Saïd Taghmaoui, l’acteur français qui cartonne aux Etats-Unis, concourt souvent dans la catégorie "mauvais voisins". Une juge du 9-3 a mené son enquête.
Dans les couloirs du tribunal de Bobigny, lieu pas forcément sexy, se dégottent tout de même des histoires très tendance. Avec des noms qui ronflent, des banlieues de Seine-Saint Denis jusqu’à Hollywood. A défaut des stars sur le Sunset Boulevard, c’est l’accusation portée contre un célèbre acteur, soupçonné d’avoir fait voir des étoiles à un gentil voisin qui s’est joué le 25 novembre dernier.

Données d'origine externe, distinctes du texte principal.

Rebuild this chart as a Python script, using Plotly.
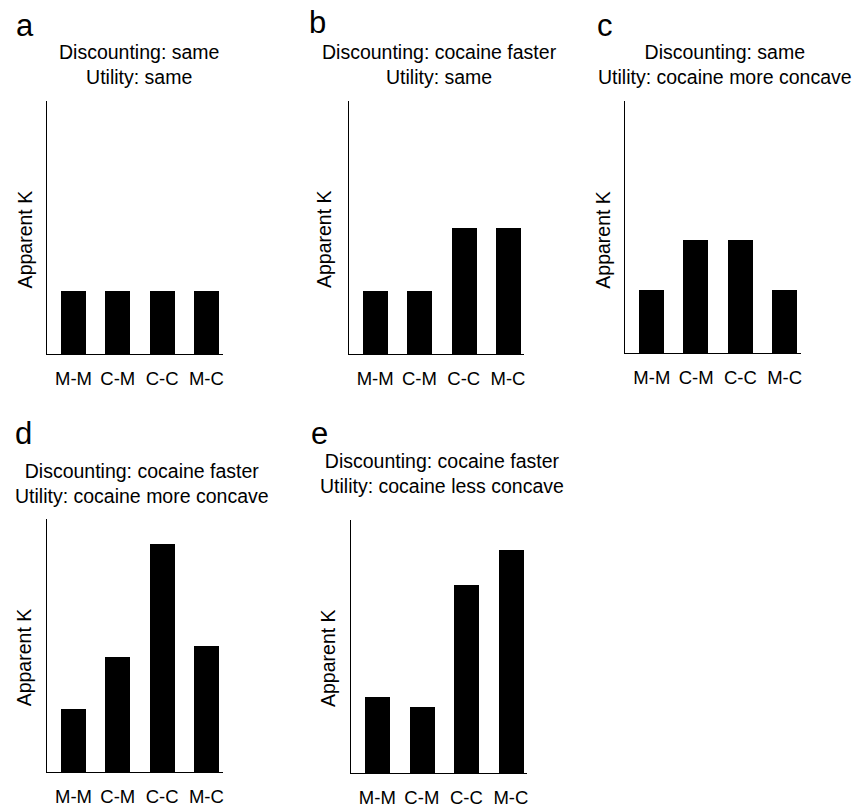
import plotly.graph_objects as go

W, H = 852, 808

categories = ["M-M", "C-M", "C-C", "M-C"]
panel_letters = ["a", "b", "c", "d", "e"]
discounting = ["same", "cocaine faster", "same", "cocaine faster", "cocaine faster"]
utility = ["same", "same", "cocaine more concave", "cocaine more concave", "cocaine less concave"]
values_a = [1.0, 1.0, 1.0, 1.0]
values_b = [1.0, 1.0, 2.0, 2.0]
values_c = [1.0, 1.8, 1.8, 1.0]
values_d = [1.0, 1.82, 3.6, 2.0]
values_e = [1.2, 1.04, 2.98, 3.53]
all_values = [values_a, values_b, values_c, values_d, values_e]

# layout in pixels: (x0, x1, ytop, ybottom)
boxes = [(47, 223, 101, 355), (349, 525, 101, 355), (626, 802, 101, 354),
         (47, 223, 520, 774), (351, 528, 521, 775)]
title_cx = [139, 440, 726, 142, 443]
title_cy = [64.5, 64.5, 64.5, 484.5, 474.5]
letter_pos = [(25, 26), (318, 23), (606, 26), (24, 435), (320, 435)]
ylab_pos = [(25, 240), (325, 240), (604, 240), (24, 659), (329, 660)]

FONT = "Liberation Sans, Arial, sans-serif"

fig = go.Figure()
annotations = []
for i, vals in enumerate(all_values):
    n = i + 1
    xa = "x" if n == 1 else f"x{n}"
    ya = "y" if n == 1 else f"y{n}"
    fig.add_trace(go.Bar(x=list(range(len(categories))), y=vals, xaxis=xa, yaxis=ya,
                         width=0.57, marker=dict(color="black", line=dict(width=0)),
                         showlegend=False, hoverinfo="skip"))
    x0, x1, yt, yb = boxes[i]
    key = "" if n == 1 else str(n)
    fig.layout["xaxis" + key] = dict(
        domain=[x0 / W, x1 / W], anchor=ya, range=[-0.6, 3.37],
        tickmode="array", tickvals=list(range(len(categories))), ticktext=categories,
        showline=True, linecolor="black", linewidth=1.3, ticks="", showgrid=False,
        zeroline=False, fixedrange=True, ticklabelstandoff=8,
        tickfont=dict(family=FONT, size=18.5, color="black"))
    fig.layout["yaxis" + key] = dict(
        domain=[1 - yb / H, 1 - yt / H], anchor=xa, range=[0, 4],
        showline=True, linecolor="black", linewidth=1.3, showticklabels=False,
        ticks="", showgrid=False, zeroline=False, fixedrange=True)
    annotations.append(dict(
        text=f"Discounting: {discounting[i]}<br>Utility: {utility[i]}",
        x=title_cx[i] / W, y=1 - title_cy[i] / H, xref="paper", yref="paper",
        xanchor="center", yanchor="middle", showarrow=False, align="center",
        font=dict(family=FONT, size=19.5, color="black")))
    lx, ly = letter_pos[i]
    annotations.append(dict(
        text=panel_letters[i], x=lx / W, y=1 - ly / H, xref="paper", yref="paper",
        xanchor="center", yanchor="middle", showarrow=False,
        font=dict(family=FONT, size=31, color="black")))
    px, py = ylab_pos[i]
    annotations.append(dict(
        text="Apparent K", x=px / W, y=1 - py / H, xref="paper", yref="paper",
        xanchor="center", yanchor="middle", showarrow=False, textangle=-90,
        font=dict(family=FONT, size=19.5, color="black")))

fig.update_layout(width=W, height=H, margin=dict(l=0, r=0, t=0, b=0),
                  paper_bgcolor="white", plot_bgcolor="white",
                  annotations=annotations, bargap=0)
fig.write_html("out.html")
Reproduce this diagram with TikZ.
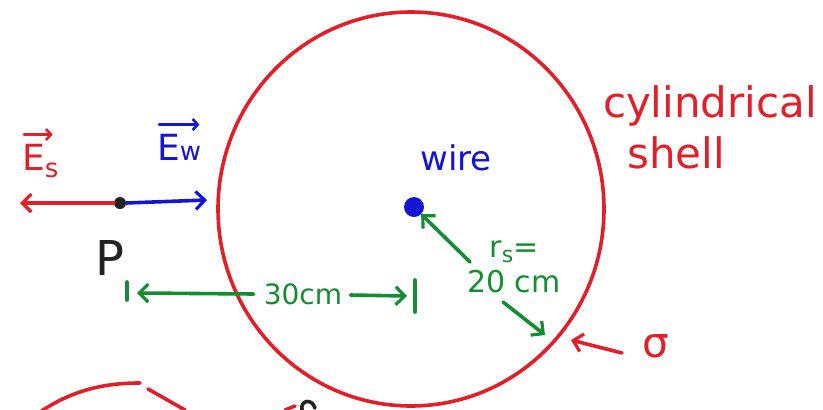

En l’occurrence, le jugement du procès en correctionnelle de Saïd Taghmaoui, acteur vu entre autres dans les "Rois du Désert" avec Georges Clooney ou la série "Lost :les disparus", révélé au grand écran par "La Haine" de Matthieu Kassovitz. Et accusé de violence volontaire.
Bref un talent de banlieue à l’état brut comme aime à les magnifier Luc Besson… qui fit connaître au monde Samy Naceri. Taxi au ciné, taxi-driver dans la vie.
Un peu moins rustre, Taghmaoui se range plutôt dans la catégorie mauvais voisin. Depuis le tournant de l’an 2000, les plaintes à son encontre se succèdent à une régularité de maître baffe. En 2000 donc, une main courante, baladée par un habitant d’Aulnay-sous-Bois, la ville où crèche l’acteur, se pose sur le bureau du commissariat local. Et encore en 2002, en 2004. Avec, au gré des années, des conséquences variables. Interruption de travail de 8, 10 ou 15 jours selon les plaignants. Et un classement sans suite, dans un pays passé alors à l’Intérieur de Sarkozy, pourtant peu amène avec "la racaille" du 93.
Vient un mauvais matin, où un juge d’instruction est saisi, le 13 janvier 2003 d’une information judiciaire pour violence volontaire. Une femme un peu têtue que cette juge Mallet. Sans doute pas fan impressionnable de ciné ni de télé, elle mène une enquête sur un événement de l’été 2002. Un soir de juillet, un Aulnaysien, agacé de voir l’entrée de son garage toujours barrée par une voiture de son voisin, toque à la porte de l’acteur. Le comédien, dont la cote grimpe outre-Atlantique éconduit l’inopportun à l’aide d’un poing américain.
En allant plus loin, la magistrate se rend compte que bien des mains courantes liées à Taghmaoui ont disparu des archives des commissariats. L’ignorante, en inutile quête de vérité, se permet même de convoquer le sieur Saïd pour qu’il donne sa version des faits. Assisté de sa maman et d’un ami, il se drape dans le blanc manteau de l’offensé. A peine a-t-il bousculé un voisin éméché venu tambouriner à sa porte. Pis, le manant est revenu tout aussi imbibé avec une hache, aux vues de se venger. Sans succès. Des versions confirmées par la maman et le pote de Saïd.
Légitime défense, tonne le parquet dans son réquisitoire du 23 avril 2008. Pas convaincu, la juge Mallet met quand même le poulain en examen et l’expédie en correctionnelle. Six ans après les faits, avec une ordonnance du 21 mai 2008. Tout de même.
Un peu endormie, la justice de Bobigny ne s’est prononcée que le 25 novembre 2009 sur ce cas précis. Sept ans de dur labeur sur une agression, pour finalement laver l’honneur de l’acteur défendu par Me Catherine Bourgi, femme de Robert, le M. Françafrique de Sarkozy. Gageons qu’au moins Taghmaoui rangera mieux sa voiture.